◆ Dataset content
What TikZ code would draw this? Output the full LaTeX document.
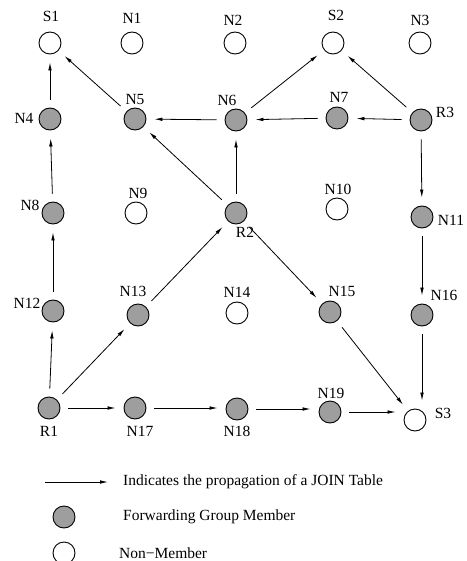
\documentclass[tikz,border=0pt]{standalone}
\usepackage{fontspec}
\setmainfont{Liberation Serif}
\usetikzlibrary{arrows.meta}
\definecolor{fgcol}{gray}{0.62}
\tikzset{
  mem/.style={circle,draw=black,line width=0.9pt,fill=fgcol,minimum size=22pt,inner sep=0pt},
  non/.style={circle,draw=black,line width=0.9pt,fill=white,minimum size=22pt,inner sep=0pt},
  lab/.style={inner sep=0pt,font=\fontsize{15.5}{18}\selectfont},
  legtxt/.style={inner sep=0pt,anchor=west,font=\fontsize{15.5}{18}\selectfont},
  joinarrow/.style={line width=0.8pt,-{Latex[length=8pt,width=3.6pt]},shorten <=8pt,shorten >=8pt}
}
\begin{document}
\begin{tikzpicture}[x=1pt,y=-1pt]
\useasboundingbox (0,0) rectangle (466,561);
% row 1
\node[non] (S1) at (50,43) {};
\node[non] (N1) at (132,43) {};
\node[non] (N2) at (235,43) {};
\node[non] (S2) at (333,43) {};
\node[non] (N3) at (420,43) {};
% row 2
\node[mem] (N4) at (50,119) {};
\node[mem] (N5) at (135,119) {};
\node[mem] (N6) at (236,120) {};
\node[mem] (N7) at (337,118) {};
\node[mem] (R3) at (421,120) {};
% row 3
\node[mem] (N8) at (53,213) {};
\node[non] (N9) at (136,213) {};
\node[mem] (R2) at (236,213) {};
\node[non] (N10) at (337,209) {};
\node[mem] (N11) at (422,217) {};
% row 4
\node[mem] (N12) at (53,311) {};
\node[mem] (N13) at (138,315) {};
\node[non] (N14) at (237,313) {};
\node[mem] (N15) at (330,312) {};
\node[mem] (N16) at (422,315) {};
% row 5
\node[mem] (R1) at (49,408) {};
\node[mem] (N17) at (135,408) {};
\node[mem] (N18) at (237,409) {};
\node[mem] (N19) at (330,412) {};
\node[non] (S3) at (415,420) {};
% labels
\node[lab] (lS1) at (51,16) {S1};
\node[lab] (lN1) at (132,18) {N1};
\node[lab] (lN2) at (233,20) {N2};
\node[lab] (lS2) at (336,15) {S2};
\node[lab] (lN3) at (420,20) {N3};
\node[lab] (lN4) at (24,118) {N4};
\node[lab] (lN5) at (135,100) {N5};
\node[lab] (lN6) at (227,100) {N6};
\node[lab] (lN7) at (339,97) {N7};
\node[lab] (lR3) at (445,112) {R3};
\node[lab] (lN8) at (30,205) {N8};
\node[lab] (lN9) at (138,193) {N9};
\node[lab] (lR2) at (245,232) {R2};
\node[lab] (lN10) at (338,189) {N10};
\node[lab] (lN11) at (451,220) {N11};
\node[lab] (lN12) at (27,303) {N12};
\node[lab] (lN13) at (133,291) {N13};
\node[lab] (lN14) at (237,292) {N14};
\node[lab] (lN15) at (342,291) {N15};
\node[lab] (lN16) at (444,295) {N16};
\node[lab] (lR1) at (49,431) {R1};
\node[lab] (lN17) at (140,431) {N17};
\node[lab] (lN18) at (237,431) {N18};
\node[lab] (lN19) at (331,393) {N19};
\node[lab] (lS3) at (443,413) {S3};
% edges
\draw[joinarrow] (N4) -- (S1);
\draw[joinarrow] (N5) -- (S1);
\draw[joinarrow] (N8) -- (N4);
\draw[joinarrow] (N6) -- (N5);
\draw[joinarrow] (R2) -- (N5);
\draw[joinarrow] (R2) -- (N6);
\draw[joinarrow] (N6) -- (S2);
\draw[joinarrow] (N7) -- (N6);
\draw[joinarrow] (R3) -- (N7);
\draw[joinarrow] (R3) -- (S2);
\draw[joinarrow] (R3) -- (N11);
\draw[joinarrow] (N11) -- (N16);
\draw[joinarrow] (N16) -- (N16 |- S3.north);
\draw[joinarrow] (N15) -- (S3);
\draw[joinarrow] (R2) -- (N15);
\draw[joinarrow] (N13) -- (R2);
\draw[joinarrow] (R1) -- (N13);
\draw[joinarrow] (R1) -- (N12);
\draw[joinarrow] (N12) -- (N8);
\draw[joinarrow] (R1) -- (N17);
\draw[joinarrow] (N17) -- (N17 -| N18.west);
\draw[joinarrow] (N18) -- (N18 -| N19.west);
\draw[joinarrow] (N19) -- (S3.west |- N19);
% legend
\coordinate (legA) at (45,482);
\coordinate (legB) at (108,482);
\draw[line width=0.8pt,-{Latex[length=8pt,width=3.6pt]}] (legA) -- (legB);
\node[legtxt] (legT1) at (123,482) {Indicates the propagation of a JOIN Table};
\node[mem] (legM) at (64,517) {};
\node[legtxt] (legT2) at (123,517) {Forwarding Group Member};
\node[non] (legN) at (64,553) {};
\node[legtxt] (legT3) at (119,553) {Non−Member};
\end{tikzpicture}
\end{document}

◆ Given exercise
Output an exact copy of the material, with the pictures removed.

◆ Solution below
What TikZ code would draw this? Output the full LaTeX document.
\documentclass[tikz,border=0pt]{standalone}
\usepackage{fontspec}
\setmainfont{Liberation Serif}
\usetikzlibrary{arrows.meta}
\definecolor{fgcol}{gray}{0.62}
\tikzset{
  mem/.style={circle,draw=black,line width=0.9pt,fill=fgcol,minimum size=22pt,inner sep=0pt},
  non/.style={circle,draw=black,line width=0.9pt,fill=white,minimum size=22pt,inner sep=0pt},
  lab/.style={inner sep=0pt,font=\fontsize{15.5}{18}\selectfont},
  legtxt/.style={inner sep=0pt,anchor=west,font=\fontsize{15.5}{18}\selectfont},
  joinarrow/.style={line width=0.8pt,-{Latex[length=8pt,width=3.6pt]},shorten <=8pt,shorten >=8pt}
}
\begin{document}
\begin{tikzpicture}[x=1pt,y=-1pt]
\useasboundingbox (0,0) rectangle (466,561);
% row 1
\node[non] (S1) at (50,43) {};
\node[non] (N1) at (132,43) {};
\node[non] (N2) at (235,43) {};
\node[non] (S2) at (333,43) {};
\node[non] (N3) at (420,43) {};
% row 2
\node[mem] (N4) at (50,119) {};
\node[mem] (N5) at (135,119) {};
\node[mem] (N6) at (236,120) {};
\node[mem] (N7) at (337,118) {};
\node[mem] (R3) at (421,120) {};
% row 3
\node[mem] (N8) at (53,213) {};
\node[non] (N9) at (136,213) {};
\node[mem] (R2) at (236,213) {};
\node[non] (N10) at (337,209) {};
\node[mem] (N11) at (422,217) {};
% row 4
\node[mem] (N12) at (53,311) {};
\node[mem] (N13) at (138,315) {};
\node[non] (N14) at (237,313) {};
\node[mem] (N15) at (330,312) {};
\node[mem] (N16) at (422,315) {};
% row 5
\node[mem] (R1) at (49,408) {};
\node[mem] (N17) at (135,408) {};
\node[mem] (N18) at (237,409) {};
\node[mem] (N19) at (330,412) {};
\node[non] (S3) at (415,420) {};
% labels
\node[lab] (lS1) at (51,16) {S1};
\node[lab] (lN1) at (132,18) {N1};
\node[lab] (lN2) at (233,20) {N2};
\node[lab] (lS2) at (336,15) {S2};
\node[lab] (lN3) at (420,20) {N3};
\node[lab] (lN4) at (24,118) {N4};
\node[lab] (lN5) at (135,100) {N5};
\node[lab] (lN6) at (227,100) {N6};
\node[lab] (lN7) at (339,97) {N7};
\node[lab] (lR3) at (445,112) {R3};
\node[lab] (lN8) at (30,205) {N8};
\node[lab] (lN9) at (138,193) {N9};
\node[lab] (lR2) at (245,232) {R2};
\node[lab] (lN10) at (338,189) {N10};
\node[lab] (lN11) at (451,220) {N11};
\node[lab] (lN12) at (27,303) {N12};
\node[lab] (lN13) at (133,291) {N13};
\node[lab] (lN14) at (237,292) {N14};
\node[lab] (lN15) at (342,291) {N15};
\node[lab] (lN16) at (444,295) {N16};
\node[lab] (lR1) at (49,431) {R1};
\node[lab] (lN17) at (140,431) {N17};
\node[lab] (lN18) at (237,431) {N18};
\node[lab] (lN19) at (331,393) {N19};
\node[lab] (lS3) at (443,413) {S3};
% edges
\draw[joinarrow] (N4) -- (S1);
\draw[joinarrow] (N5) -- (S1);
\draw[joinarrow] (N8) -- (N4);
\draw[joinarrow] (N6) -- (N5);
\draw[joinarrow] (R2) -- (N5);
\draw[joinarrow] (R2) -- (N6);
\draw[joinarrow] (N6) -- (S2);
\draw[joinarrow] (N7) -- (N6);
\draw[joinarrow] (R3) -- (N7);
\draw[joinarrow] (R3) -- (S2);
\draw[joinarrow] (R3) -- (N11);
\draw[joinarrow] (N11) -- (N16);
\draw[joinarrow] (N16) -- (N16 |- S3.north);
\draw[joinarrow] (N15) -- (S3);
\draw[joinarrow] (R2) -- (N15);
\draw[joinarrow] (N13) -- (R2);
\draw[joinarrow] (R1) -- (N13);
\draw[joinarrow] (R1) -- (N12);
\draw[joinarrow] (N12) -- (N8);
\draw[joinarrow] (R1) -- (N17);
\draw[joinarrow] (N17) -- (N17 -| N18.west);
\draw[joinarrow] (N18) -- (N18 -| N19.west);
\draw[joinarrow] (N19) -- (S3.west |- N19);
% legend
\coordinate (legA) at (45,482);
\coordinate (legB) at (108,482);
\draw[line width=0.8pt,-{Latex[length=8pt,width=3.6pt]}] (legA) -- (legB);
\node[legtxt] (legT1) at (123,482) {Indicates the propagation of a JOIN Table};
\node[mem] (legM) at (64,517) {};
\node[legtxt] (legT2) at (123,517) {Forwarding Group Member};
\node[non] (legN) at (64,553) {};
\node[legtxt] (legT3) at (119,553) {Non−Member};
\end{tikzpicture}
\end{document}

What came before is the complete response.